YOUR GOAL: Give an exact copy of every line, leaving images out.

DATA:
----

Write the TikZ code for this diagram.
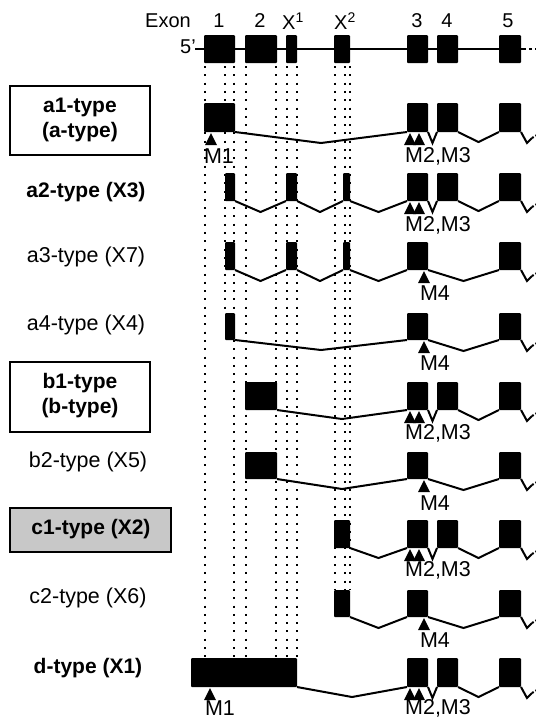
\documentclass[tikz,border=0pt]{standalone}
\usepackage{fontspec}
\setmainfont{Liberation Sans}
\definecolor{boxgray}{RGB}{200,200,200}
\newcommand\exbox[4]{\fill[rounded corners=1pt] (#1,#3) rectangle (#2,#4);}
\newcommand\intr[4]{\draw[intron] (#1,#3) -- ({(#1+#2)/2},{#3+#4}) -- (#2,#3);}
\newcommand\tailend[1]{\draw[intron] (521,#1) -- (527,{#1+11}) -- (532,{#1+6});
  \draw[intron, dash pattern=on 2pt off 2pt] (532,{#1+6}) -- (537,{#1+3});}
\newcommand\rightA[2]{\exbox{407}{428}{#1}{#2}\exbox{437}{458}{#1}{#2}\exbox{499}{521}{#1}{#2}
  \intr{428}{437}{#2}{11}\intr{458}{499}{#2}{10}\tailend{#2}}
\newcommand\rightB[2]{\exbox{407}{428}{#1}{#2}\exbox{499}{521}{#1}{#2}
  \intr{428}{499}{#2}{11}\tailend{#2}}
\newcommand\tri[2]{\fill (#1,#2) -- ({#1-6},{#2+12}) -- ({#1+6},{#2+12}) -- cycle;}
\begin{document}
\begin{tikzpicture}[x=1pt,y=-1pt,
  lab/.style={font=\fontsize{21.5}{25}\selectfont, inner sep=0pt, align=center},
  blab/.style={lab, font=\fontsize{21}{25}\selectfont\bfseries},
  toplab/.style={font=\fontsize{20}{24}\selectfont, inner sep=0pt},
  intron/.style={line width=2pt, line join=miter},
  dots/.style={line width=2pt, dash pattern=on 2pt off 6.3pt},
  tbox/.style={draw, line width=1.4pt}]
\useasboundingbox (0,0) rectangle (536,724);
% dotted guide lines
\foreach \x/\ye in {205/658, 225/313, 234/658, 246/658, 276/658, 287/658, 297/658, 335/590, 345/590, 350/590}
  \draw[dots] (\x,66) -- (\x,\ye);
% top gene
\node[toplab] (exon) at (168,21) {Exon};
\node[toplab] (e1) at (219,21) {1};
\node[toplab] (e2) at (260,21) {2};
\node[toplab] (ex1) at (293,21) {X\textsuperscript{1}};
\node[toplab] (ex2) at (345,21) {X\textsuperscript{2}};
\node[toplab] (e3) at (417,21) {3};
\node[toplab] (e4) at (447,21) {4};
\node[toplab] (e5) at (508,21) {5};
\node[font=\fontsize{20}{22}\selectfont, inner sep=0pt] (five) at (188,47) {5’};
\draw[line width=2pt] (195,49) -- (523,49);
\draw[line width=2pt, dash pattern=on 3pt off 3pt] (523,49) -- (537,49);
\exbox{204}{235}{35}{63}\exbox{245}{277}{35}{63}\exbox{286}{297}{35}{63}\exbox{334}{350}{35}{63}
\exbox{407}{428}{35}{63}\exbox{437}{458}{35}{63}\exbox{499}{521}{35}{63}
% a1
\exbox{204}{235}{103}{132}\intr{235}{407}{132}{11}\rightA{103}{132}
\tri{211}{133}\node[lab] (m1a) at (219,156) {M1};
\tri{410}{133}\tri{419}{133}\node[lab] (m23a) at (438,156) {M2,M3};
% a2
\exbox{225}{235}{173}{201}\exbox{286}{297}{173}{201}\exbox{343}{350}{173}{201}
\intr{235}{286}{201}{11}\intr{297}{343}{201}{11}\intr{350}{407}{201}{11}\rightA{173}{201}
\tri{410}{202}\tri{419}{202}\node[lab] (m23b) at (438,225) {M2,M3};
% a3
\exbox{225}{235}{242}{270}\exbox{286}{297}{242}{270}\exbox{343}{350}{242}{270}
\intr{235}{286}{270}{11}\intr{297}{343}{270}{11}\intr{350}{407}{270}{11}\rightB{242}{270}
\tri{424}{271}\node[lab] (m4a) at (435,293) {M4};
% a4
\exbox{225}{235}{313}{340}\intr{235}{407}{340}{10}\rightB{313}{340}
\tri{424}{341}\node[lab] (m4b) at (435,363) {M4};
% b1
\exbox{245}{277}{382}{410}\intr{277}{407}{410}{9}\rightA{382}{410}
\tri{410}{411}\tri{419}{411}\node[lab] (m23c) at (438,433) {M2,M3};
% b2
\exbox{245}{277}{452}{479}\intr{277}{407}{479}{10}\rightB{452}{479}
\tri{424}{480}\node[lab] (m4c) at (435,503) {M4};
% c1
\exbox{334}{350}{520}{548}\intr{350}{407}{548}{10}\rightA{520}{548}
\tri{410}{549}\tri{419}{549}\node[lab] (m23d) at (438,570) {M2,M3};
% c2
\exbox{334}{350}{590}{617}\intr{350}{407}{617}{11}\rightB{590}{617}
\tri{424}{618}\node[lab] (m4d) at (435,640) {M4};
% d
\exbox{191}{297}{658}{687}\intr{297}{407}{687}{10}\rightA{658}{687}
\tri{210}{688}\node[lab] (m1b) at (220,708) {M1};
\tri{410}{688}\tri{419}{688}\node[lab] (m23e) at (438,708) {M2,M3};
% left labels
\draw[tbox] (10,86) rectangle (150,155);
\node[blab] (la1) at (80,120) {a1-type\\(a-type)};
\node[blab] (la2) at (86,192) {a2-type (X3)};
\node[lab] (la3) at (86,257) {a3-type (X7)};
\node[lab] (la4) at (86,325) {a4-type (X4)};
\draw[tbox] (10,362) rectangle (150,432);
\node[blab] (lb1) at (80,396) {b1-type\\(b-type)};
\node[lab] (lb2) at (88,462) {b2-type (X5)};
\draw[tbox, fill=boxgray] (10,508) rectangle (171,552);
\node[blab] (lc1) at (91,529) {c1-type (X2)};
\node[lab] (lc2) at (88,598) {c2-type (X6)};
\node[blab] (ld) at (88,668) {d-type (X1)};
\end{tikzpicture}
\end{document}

----

ANSWER TO THE EXERCISE:
Write the TikZ code for this diagram.
\documentclass[tikz,border=0pt]{standalone}
\usepackage{fontspec}
\setmainfont{Liberation Sans}
\definecolor{boxgray}{RGB}{200,200,200}
\newcommand\exbox[4]{\fill[rounded corners=1pt] (#1,#3) rectangle (#2,#4);}
\newcommand\intr[4]{\draw[intron] (#1,#3) -- ({(#1+#2)/2},{#3+#4}) -- (#2,#3);}
\newcommand\tailend[1]{\draw[intron] (521,#1) -- (527,{#1+11}) -- (532,{#1+6});
  \draw[intron, dash pattern=on 2pt off 2pt] (532,{#1+6}) -- (537,{#1+3});}
\newcommand\rightA[2]{\exbox{407}{428}{#1}{#2}\exbox{437}{458}{#1}{#2}\exbox{499}{521}{#1}{#2}
  \intr{428}{437}{#2}{11}\intr{458}{499}{#2}{10}\tailend{#2}}
\newcommand\rightB[2]{\exbox{407}{428}{#1}{#2}\exbox{499}{521}{#1}{#2}
  \intr{428}{499}{#2}{11}\tailend{#2}}
\newcommand\tri[2]{\fill (#1,#2) -- ({#1-6},{#2+12}) -- ({#1+6},{#2+12}) -- cycle;}
\begin{document}
\begin{tikzpicture}[x=1pt,y=-1pt,
  lab/.style={font=\fontsize{21.5}{25}\selectfont, inner sep=0pt, align=center},
  blab/.style={lab, font=\fontsize{21}{25}\selectfont\bfseries},
  toplab/.style={font=\fontsize{20}{24}\selectfont, inner sep=0pt},
  intron/.style={line width=2pt, line join=miter},
  dots/.style={line width=2pt, dash pattern=on 2pt off 6.3pt},
  tbox/.style={draw, line width=1.4pt}]
\useasboundingbox (0,0) rectangle (536,724);
% dotted guide lines
\foreach \x/\ye in {205/658, 225/313, 234/658, 246/658, 276/658, 287/658, 297/658, 335/590, 345/590, 350/590}
  \draw[dots] (\x,66) -- (\x,\ye);
% top gene
\node[toplab] (exon) at (168,21) {Exon};
\node[toplab] (e1) at (219,21) {1};
\node[toplab] (e2) at (260,21) {2};
\node[toplab] (ex1) at (293,21) {X\textsuperscript{1}};
\node[toplab] (ex2) at (345,21) {X\textsuperscript{2}};
\node[toplab] (e3) at (417,21) {3};
\node[toplab] (e4) at (447,21) {4};
\node[toplab] (e5) at (508,21) {5};
\node[font=\fontsize{20}{22}\selectfont, inner sep=0pt] (five) at (188,47) {5’};
\draw[line width=2pt] (195,49) -- (523,49);
\draw[line width=2pt, dash pattern=on 3pt off 3pt] (523,49) -- (537,49);
\exbox{204}{235}{35}{63}\exbox{245}{277}{35}{63}\exbox{286}{297}{35}{63}\exbox{334}{350}{35}{63}
\exbox{407}{428}{35}{63}\exbox{437}{458}{35}{63}\exbox{499}{521}{35}{63}
% a1
\exbox{204}{235}{103}{132}\intr{235}{407}{132}{11}\rightA{103}{132}
\tri{211}{133}\node[lab] (m1a) at (219,156) {M1};
\tri{410}{133}\tri{419}{133}\node[lab] (m23a) at (438,156) {M2,M3};
% a2
\exbox{225}{235}{173}{201}\exbox{286}{297}{173}{201}\exbox{343}{350}{173}{201}
\intr{235}{286}{201}{11}\intr{297}{343}{201}{11}\intr{350}{407}{201}{11}\rightA{173}{201}
\tri{410}{202}\tri{419}{202}\node[lab] (m23b) at (438,225) {M2,M3};
% a3
\exbox{225}{235}{242}{270}\exbox{286}{297}{242}{270}\exbox{343}{350}{242}{270}
\intr{235}{286}{270}{11}\intr{297}{343}{270}{11}\intr{350}{407}{270}{11}\rightB{242}{270}
\tri{424}{271}\node[lab] (m4a) at (435,293) {M4};
% a4
\exbox{225}{235}{313}{340}\intr{235}{407}{340}{10}\rightB{313}{340}
\tri{424}{341}\node[lab] (m4b) at (435,363) {M4};
% b1
\exbox{245}{277}{382}{410}\intr{277}{407}{410}{9}\rightA{382}{410}
\tri{410}{411}\tri{419}{411}\node[lab] (m23c) at (438,433) {M2,M3};
% b2
\exbox{245}{277}{452}{479}\intr{277}{407}{479}{10}\rightB{452}{479}
\tri{424}{480}\node[lab] (m4c) at (435,503) {M4};
% c1
\exbox{334}{350}{520}{548}\intr{350}{407}{548}{10}\rightA{520}{548}
\tri{410}{549}\tri{419}{549}\node[lab] (m23d) at (438,570) {M2,M3};
% c2
\exbox{334}{350}{590}{617}\intr{350}{407}{617}{11}\rightB{590}{617}
\tri{424}{618}\node[lab] (m4d) at (435,640) {M4};
% d
\exbox{191}{297}{658}{687}\intr{297}{407}{687}{10}\rightA{658}{687}
\tri{210}{688}\node[lab] (m1b) at (220,708) {M1};
\tri{410}{688}\tri{419}{688}\node[lab] (m23e) at (438,708) {M2,M3};
% left labels
\draw[tbox] (10,86) rectangle (150,155);
\node[blab] (la1) at (80,120) {a1-type\\(a-type)};
\node[blab] (la2) at (86,192) {a2-type (X3)};
\node[lab] (la3) at (86,257) {a3-type (X7)};
\node[lab] (la4) at (86,325) {a4-type (X4)};
\draw[tbox] (10,362) rectangle (150,432);
\node[blab] (lb1) at (80,396) {b1-type\\(b-type)};
\node[lab] (lb2) at (88,462) {b2-type (X5)};
\draw[tbox, fill=boxgray] (10,508) rectangle (171,552);
\node[blab] (lc1) at (91,529) {c1-type (X2)};
\node[lab] (lc2) at (88,598) {c2-type (X6)};
\node[blab] (ld) at (88,668) {d-type (X1)};
\end{tikzpicture}
\end{document}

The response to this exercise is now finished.